-- Work to be completed --
Output each line exactly as it appears, skipping any embedded picture.

☆ ☆ ☆ ☆ ☆

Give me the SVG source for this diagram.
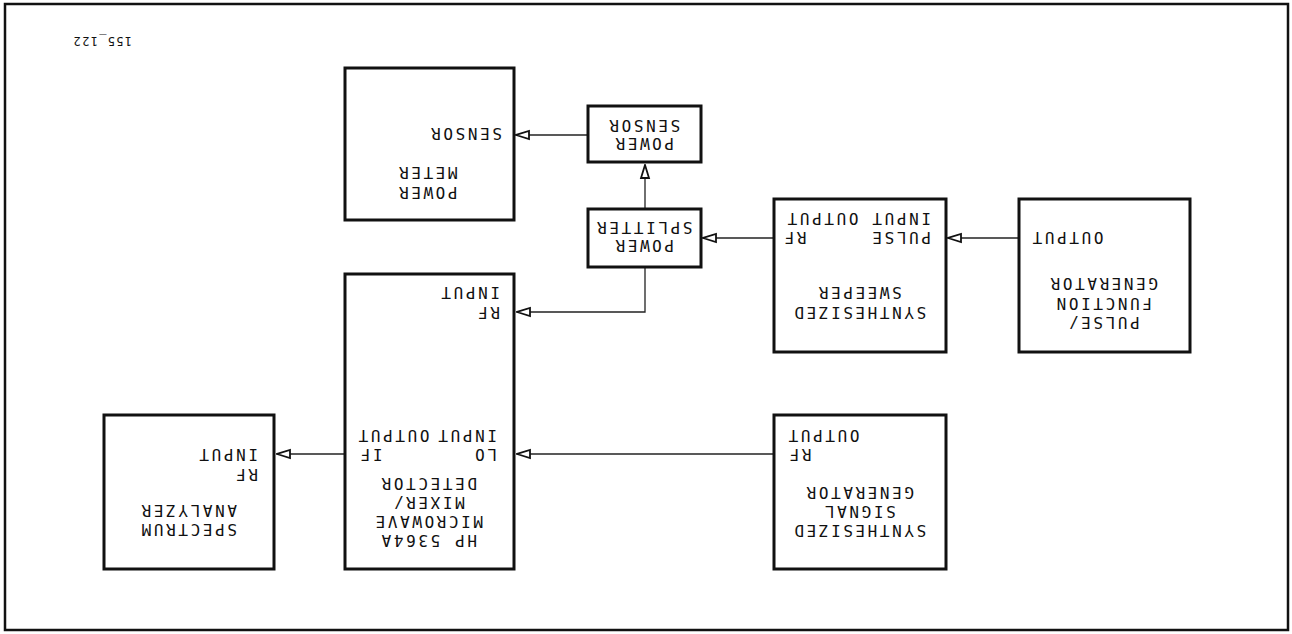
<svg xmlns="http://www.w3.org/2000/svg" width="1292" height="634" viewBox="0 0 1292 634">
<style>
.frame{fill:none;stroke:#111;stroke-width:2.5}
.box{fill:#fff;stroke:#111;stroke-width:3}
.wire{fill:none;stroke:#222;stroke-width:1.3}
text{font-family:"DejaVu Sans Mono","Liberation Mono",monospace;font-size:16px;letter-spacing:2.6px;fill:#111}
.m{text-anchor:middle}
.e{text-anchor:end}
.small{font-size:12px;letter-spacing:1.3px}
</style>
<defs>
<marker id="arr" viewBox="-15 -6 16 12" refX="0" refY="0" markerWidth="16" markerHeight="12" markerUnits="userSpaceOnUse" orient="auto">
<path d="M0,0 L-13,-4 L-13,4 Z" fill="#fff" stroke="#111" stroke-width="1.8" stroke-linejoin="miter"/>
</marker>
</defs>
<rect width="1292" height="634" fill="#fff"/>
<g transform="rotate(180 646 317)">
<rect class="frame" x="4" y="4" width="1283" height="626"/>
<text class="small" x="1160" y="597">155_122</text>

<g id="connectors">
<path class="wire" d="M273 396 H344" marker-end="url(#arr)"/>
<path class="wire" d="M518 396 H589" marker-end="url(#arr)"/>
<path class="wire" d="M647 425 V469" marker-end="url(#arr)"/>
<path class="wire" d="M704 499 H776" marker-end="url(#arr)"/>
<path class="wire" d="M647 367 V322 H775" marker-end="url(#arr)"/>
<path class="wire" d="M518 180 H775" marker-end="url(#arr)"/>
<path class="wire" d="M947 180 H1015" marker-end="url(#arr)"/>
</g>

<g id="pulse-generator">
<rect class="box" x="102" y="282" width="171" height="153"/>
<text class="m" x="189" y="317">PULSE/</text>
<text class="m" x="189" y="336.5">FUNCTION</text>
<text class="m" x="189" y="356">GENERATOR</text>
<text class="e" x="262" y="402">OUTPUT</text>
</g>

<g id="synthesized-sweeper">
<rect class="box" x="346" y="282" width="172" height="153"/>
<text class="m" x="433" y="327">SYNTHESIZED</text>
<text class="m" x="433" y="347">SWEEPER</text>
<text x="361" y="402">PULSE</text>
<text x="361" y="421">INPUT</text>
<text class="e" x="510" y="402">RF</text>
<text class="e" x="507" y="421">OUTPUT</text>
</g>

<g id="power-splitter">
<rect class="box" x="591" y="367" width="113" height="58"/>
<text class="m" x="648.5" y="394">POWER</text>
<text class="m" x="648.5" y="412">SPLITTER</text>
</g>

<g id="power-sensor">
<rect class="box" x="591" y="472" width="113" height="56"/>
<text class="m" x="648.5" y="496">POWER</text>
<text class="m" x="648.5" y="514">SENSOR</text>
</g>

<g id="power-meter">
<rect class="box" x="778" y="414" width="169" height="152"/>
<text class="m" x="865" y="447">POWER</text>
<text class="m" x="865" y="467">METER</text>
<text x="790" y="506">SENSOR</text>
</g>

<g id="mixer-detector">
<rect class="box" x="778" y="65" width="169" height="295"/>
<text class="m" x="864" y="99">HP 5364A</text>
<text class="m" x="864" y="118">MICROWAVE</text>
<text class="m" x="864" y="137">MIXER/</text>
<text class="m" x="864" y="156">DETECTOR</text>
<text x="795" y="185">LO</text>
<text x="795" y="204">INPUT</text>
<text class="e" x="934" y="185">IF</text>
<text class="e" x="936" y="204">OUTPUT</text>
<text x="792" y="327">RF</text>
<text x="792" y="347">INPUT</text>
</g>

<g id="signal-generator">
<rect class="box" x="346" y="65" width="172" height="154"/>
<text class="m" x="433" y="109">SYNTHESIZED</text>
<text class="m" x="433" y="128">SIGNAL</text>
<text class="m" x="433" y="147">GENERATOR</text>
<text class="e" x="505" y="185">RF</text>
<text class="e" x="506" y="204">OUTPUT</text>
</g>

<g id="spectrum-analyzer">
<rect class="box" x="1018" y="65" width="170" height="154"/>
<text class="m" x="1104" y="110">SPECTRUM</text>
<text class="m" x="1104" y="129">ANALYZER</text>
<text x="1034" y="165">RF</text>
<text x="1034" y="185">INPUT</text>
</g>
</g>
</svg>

☆ ☆ ☆ ☆ ☆

-- Answer below --
Give me the SVG source for this diagram.
<svg xmlns="http://www.w3.org/2000/svg" width="1292" height="634" viewBox="0 0 1292 634">
<style>
.frame{fill:none;stroke:#111;stroke-width:2.5}
.box{fill:#fff;stroke:#111;stroke-width:3}
.wire{fill:none;stroke:#222;stroke-width:1.3}
text{font-family:"DejaVu Sans Mono","Liberation Mono",monospace;font-size:16px;letter-spacing:2.6px;fill:#111}
.m{text-anchor:middle}
.e{text-anchor:end}
.small{font-size:12px;letter-spacing:1.3px}
</style>
<defs>
<marker id="arr" viewBox="-15 -6 16 12" refX="0" refY="0" markerWidth="16" markerHeight="12" markerUnits="userSpaceOnUse" orient="auto">
<path d="M0,0 L-13,-4 L-13,4 Z" fill="#fff" stroke="#111" stroke-width="1.8" stroke-linejoin="miter"/>
</marker>
</defs>
<rect width="1292" height="634" fill="#fff"/>
<g transform="rotate(180 646 317)">
<rect class="frame" x="4" y="4" width="1283" height="626"/>
<text class="small" x="1160" y="597">155_122</text>

<g id="connectors">
<path class="wire" d="M273 396 H344" marker-end="url(#arr)"/>
<path class="wire" d="M518 396 H589" marker-end="url(#arr)"/>
<path class="wire" d="M647 425 V469" marker-end="url(#arr)"/>
<path class="wire" d="M704 499 H776" marker-end="url(#arr)"/>
<path class="wire" d="M647 367 V322 H775" marker-end="url(#arr)"/>
<path class="wire" d="M518 180 H775" marker-end="url(#arr)"/>
<path class="wire" d="M947 180 H1015" marker-end="url(#arr)"/>
</g>

<g id="pulse-generator">
<rect class="box" x="102" y="282" width="171" height="153"/>
<text class="m" x="189" y="317">PULSE/</text>
<text class="m" x="189" y="336.5">FUNCTION</text>
<text class="m" x="189" y="356">GENERATOR</text>
<text class="e" x="262" y="402">OUTPUT</text>
</g>

<g id="synthesized-sweeper">
<rect class="box" x="346" y="282" width="172" height="153"/>
<text class="m" x="433" y="327">SYNTHESIZED</text>
<text class="m" x="433" y="347">SWEEPER</text>
<text x="361" y="402">PULSE</text>
<text x="361" y="421">INPUT</text>
<text class="e" x="510" y="402">RF</text>
<text class="e" x="507" y="421">OUTPUT</text>
</g>

<g id="power-splitter">
<rect class="box" x="591" y="367" width="113" height="58"/>
<text class="m" x="648.5" y="394">POWER</text>
<text class="m" x="648.5" y="412">SPLITTER</text>
</g>

<g id="power-sensor">
<rect class="box" x="591" y="472" width="113" height="56"/>
<text class="m" x="648.5" y="496">POWER</text>
<text class="m" x="648.5" y="514">SENSOR</text>
</g>

<g id="power-meter">
<rect class="box" x="778" y="414" width="169" height="152"/>
<text class="m" x="865" y="447">POWER</text>
<text class="m" x="865" y="467">METER</text>
<text x="790" y="506">SENSOR</text>
</g>

<g id="mixer-detector">
<rect class="box" x="778" y="65" width="169" height="295"/>
<text class="m" x="864" y="99">HP 5364A</text>
<text class="m" x="864" y="118">MICROWAVE</text>
<text class="m" x="864" y="137">MIXER/</text>
<text class="m" x="864" y="156">DETECTOR</text>
<text x="795" y="185">LO</text>
<text x="795" y="204">INPUT</text>
<text class="e" x="934" y="185">IF</text>
<text class="e" x="936" y="204">OUTPUT</text>
<text x="792" y="327">RF</text>
<text x="792" y="347">INPUT</text>
</g>

<g id="signal-generator">
<rect class="box" x="346" y="65" width="172" height="154"/>
<text class="m" x="433" y="109">SYNTHESIZED</text>
<text class="m" x="433" y="128">SIGNAL</text>
<text class="m" x="433" y="147">GENERATOR</text>
<text class="e" x="505" y="185">RF</text>
<text class="e" x="506" y="204">OUTPUT</text>
</g>

<g id="spectrum-analyzer">
<rect class="box" x="1018" y="65" width="170" height="154"/>
<text class="m" x="1104" y="110">SPECTRUM</text>
<text class="m" x="1104" y="129">ANALYZER</text>
<text x="1034" y="165">RF</text>
<text x="1034" y="185">INPUT</text>
</g>
</g>
</svg>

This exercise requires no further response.